--- WHAT IS EXPECTED ---
Exactly retype the lines from the top of the data through the line containing "ns_hop = [0.0964, 0.0228, 0.0053, 0.0012, 6.3e-5]", leaving out every picture.
---
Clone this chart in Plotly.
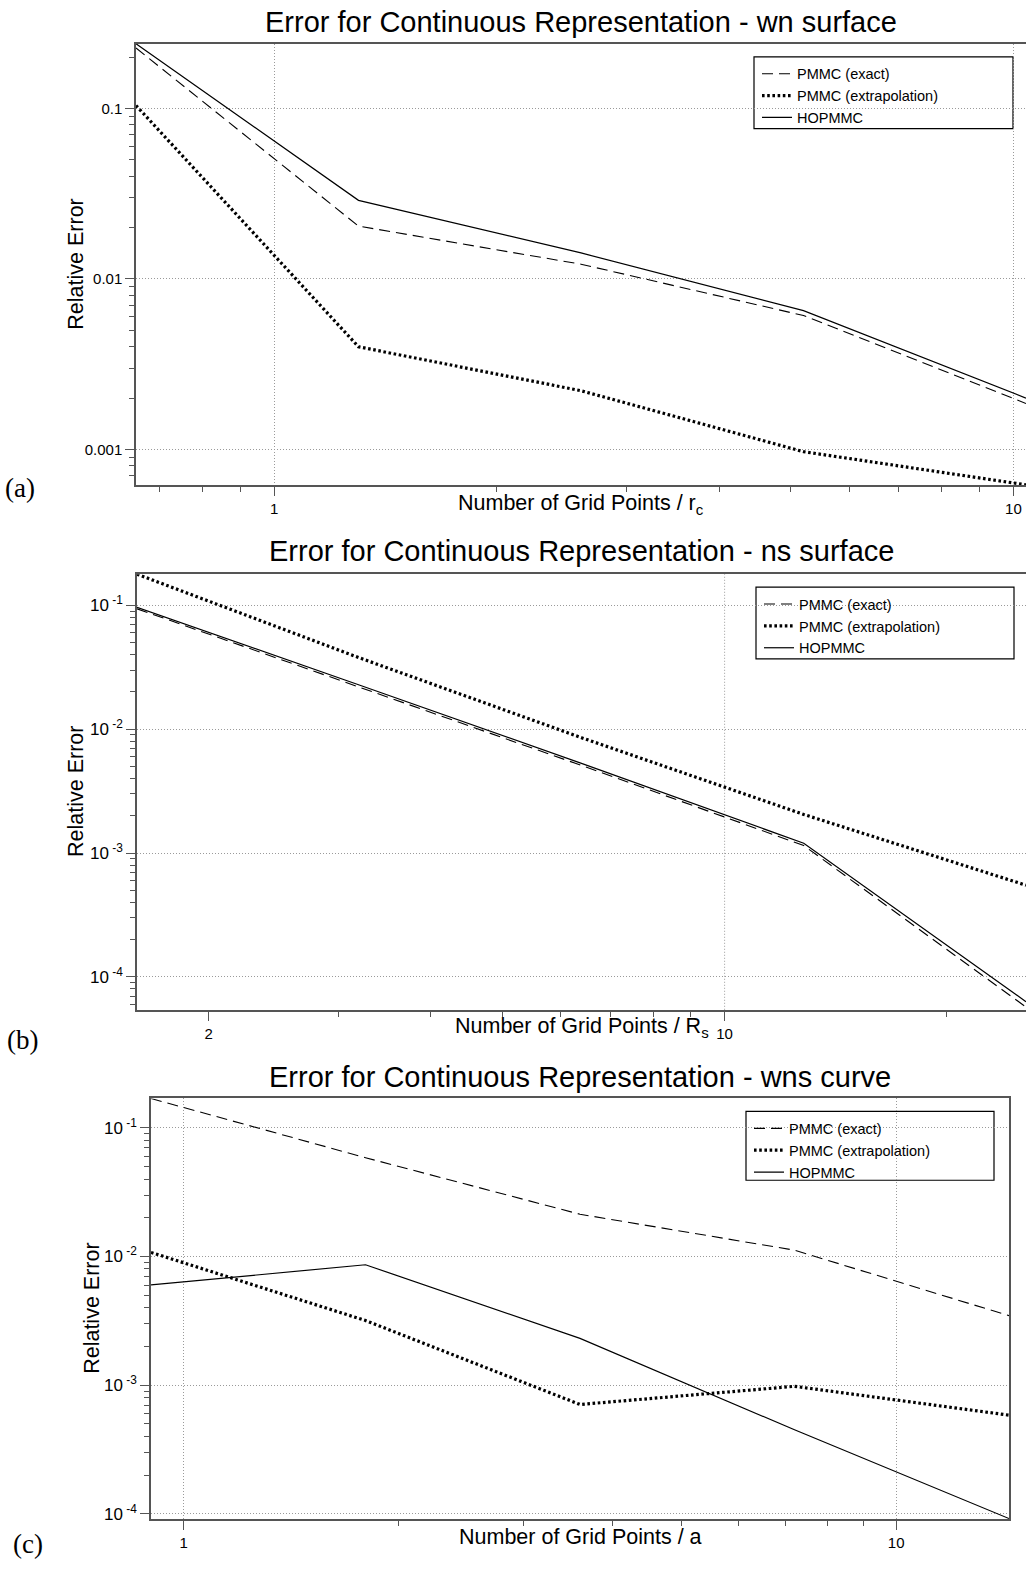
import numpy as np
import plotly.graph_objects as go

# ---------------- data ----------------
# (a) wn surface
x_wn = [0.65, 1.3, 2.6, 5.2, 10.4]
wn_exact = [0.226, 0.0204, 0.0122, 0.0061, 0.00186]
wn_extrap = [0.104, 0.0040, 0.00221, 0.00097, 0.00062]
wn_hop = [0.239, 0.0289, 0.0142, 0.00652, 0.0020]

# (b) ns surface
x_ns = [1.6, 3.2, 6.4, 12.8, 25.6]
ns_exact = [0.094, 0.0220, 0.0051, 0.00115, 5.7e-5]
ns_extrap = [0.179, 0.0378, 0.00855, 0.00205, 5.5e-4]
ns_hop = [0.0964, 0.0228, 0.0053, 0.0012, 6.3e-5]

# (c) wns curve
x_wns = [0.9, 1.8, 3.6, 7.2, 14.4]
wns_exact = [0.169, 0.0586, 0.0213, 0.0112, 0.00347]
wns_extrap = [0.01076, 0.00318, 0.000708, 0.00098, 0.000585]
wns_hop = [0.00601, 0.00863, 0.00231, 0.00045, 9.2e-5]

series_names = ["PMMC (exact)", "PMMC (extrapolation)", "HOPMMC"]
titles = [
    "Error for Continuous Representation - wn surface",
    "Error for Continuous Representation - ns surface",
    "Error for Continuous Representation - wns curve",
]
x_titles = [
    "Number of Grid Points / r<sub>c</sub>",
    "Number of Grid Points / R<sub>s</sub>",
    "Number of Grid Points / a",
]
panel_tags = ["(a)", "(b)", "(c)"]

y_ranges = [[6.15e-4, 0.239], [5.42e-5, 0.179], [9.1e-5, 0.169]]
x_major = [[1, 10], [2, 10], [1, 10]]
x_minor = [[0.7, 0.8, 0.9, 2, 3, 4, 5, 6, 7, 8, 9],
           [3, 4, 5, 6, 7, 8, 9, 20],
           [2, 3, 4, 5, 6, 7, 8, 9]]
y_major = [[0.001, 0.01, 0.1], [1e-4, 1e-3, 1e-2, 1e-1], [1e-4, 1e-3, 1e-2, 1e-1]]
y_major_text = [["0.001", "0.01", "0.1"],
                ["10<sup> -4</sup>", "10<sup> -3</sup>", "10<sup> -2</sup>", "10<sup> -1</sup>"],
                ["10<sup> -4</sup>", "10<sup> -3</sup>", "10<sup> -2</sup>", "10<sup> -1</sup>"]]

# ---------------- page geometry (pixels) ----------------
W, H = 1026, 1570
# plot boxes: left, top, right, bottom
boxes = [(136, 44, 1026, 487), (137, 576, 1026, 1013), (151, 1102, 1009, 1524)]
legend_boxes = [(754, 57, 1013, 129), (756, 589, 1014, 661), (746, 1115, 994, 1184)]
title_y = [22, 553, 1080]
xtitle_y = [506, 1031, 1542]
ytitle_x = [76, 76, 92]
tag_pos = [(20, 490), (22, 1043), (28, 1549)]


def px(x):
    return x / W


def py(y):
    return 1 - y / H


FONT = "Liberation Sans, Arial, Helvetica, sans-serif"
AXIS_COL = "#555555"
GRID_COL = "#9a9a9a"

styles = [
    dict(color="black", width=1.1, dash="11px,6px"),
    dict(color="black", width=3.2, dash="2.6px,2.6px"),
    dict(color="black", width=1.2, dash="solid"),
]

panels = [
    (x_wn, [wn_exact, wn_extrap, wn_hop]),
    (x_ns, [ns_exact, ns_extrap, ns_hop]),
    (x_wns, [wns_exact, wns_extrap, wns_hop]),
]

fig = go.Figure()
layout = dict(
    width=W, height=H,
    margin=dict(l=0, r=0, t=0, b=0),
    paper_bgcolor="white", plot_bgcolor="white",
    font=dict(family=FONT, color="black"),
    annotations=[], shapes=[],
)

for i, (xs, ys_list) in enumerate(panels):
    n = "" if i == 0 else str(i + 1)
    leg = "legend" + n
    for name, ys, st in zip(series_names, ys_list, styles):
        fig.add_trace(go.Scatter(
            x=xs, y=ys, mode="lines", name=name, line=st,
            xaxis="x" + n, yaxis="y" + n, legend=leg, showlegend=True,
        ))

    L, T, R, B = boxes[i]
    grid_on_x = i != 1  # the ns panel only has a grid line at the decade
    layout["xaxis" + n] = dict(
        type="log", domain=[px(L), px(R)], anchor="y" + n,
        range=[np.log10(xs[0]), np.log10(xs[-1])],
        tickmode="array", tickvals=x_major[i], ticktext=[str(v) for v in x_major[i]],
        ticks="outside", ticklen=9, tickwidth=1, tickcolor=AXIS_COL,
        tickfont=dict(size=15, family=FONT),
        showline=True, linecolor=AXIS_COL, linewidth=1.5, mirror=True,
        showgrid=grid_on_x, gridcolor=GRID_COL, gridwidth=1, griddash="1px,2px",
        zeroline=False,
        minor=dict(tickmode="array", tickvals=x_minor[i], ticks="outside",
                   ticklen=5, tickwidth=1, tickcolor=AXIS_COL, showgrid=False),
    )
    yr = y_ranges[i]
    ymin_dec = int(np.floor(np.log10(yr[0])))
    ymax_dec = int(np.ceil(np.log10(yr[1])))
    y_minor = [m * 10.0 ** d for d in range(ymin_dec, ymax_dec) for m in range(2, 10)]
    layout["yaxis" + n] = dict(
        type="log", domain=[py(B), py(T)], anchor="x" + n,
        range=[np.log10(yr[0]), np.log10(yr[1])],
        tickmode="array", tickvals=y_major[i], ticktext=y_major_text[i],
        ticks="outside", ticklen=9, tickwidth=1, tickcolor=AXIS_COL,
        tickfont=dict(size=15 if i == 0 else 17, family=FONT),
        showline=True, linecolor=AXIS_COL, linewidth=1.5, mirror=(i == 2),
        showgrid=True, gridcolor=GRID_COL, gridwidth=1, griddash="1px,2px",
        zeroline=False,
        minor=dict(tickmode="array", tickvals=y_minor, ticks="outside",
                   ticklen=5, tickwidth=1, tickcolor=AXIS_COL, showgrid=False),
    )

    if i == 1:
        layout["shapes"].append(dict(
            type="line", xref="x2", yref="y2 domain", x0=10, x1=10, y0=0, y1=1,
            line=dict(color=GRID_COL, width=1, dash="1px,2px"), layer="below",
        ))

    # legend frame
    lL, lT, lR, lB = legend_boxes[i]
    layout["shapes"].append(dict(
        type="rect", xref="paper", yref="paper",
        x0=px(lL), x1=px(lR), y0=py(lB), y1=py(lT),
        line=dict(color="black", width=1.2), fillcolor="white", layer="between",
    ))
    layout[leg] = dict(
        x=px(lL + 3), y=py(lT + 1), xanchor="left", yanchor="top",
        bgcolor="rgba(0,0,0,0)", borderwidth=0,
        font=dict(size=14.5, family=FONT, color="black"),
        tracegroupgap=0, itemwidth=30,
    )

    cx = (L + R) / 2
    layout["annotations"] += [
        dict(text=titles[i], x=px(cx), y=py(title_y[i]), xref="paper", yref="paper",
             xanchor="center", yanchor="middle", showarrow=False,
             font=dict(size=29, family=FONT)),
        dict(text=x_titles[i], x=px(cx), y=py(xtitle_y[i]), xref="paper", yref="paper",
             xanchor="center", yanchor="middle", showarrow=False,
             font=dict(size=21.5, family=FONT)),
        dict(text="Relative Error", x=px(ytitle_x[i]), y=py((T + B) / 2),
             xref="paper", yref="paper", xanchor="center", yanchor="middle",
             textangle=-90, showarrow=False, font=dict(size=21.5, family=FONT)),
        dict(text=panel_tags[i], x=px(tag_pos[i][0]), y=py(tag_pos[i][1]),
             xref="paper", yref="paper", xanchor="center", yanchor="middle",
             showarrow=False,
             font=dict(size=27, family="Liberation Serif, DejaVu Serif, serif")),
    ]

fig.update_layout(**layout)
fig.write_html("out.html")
---
--- FULL SOLUTION ---
Clone this chart in Plotly.
import numpy as np
import plotly.graph_objects as go

# ---------------- data ----------------
# (a) wn surface
x_wn = [0.65, 1.3, 2.6, 5.2, 10.4]
wn_exact = [0.226, 0.0204, 0.0122, 0.0061, 0.00186]
wn_extrap = [0.104, 0.0040, 0.00221, 0.00097, 0.00062]
wn_hop = [0.239, 0.0289, 0.0142, 0.00652, 0.0020]

# (b) ns surface
x_ns = [1.6, 3.2, 6.4, 12.8, 25.6]
ns_exact = [0.094, 0.0220, 0.0051, 0.00115, 5.7e-5]
ns_extrap = [0.179, 0.0378, 0.00855, 0.00205, 5.5e-4]
ns_hop = [0.0964, 0.0228, 0.0053, 0.0012, 6.3e-5]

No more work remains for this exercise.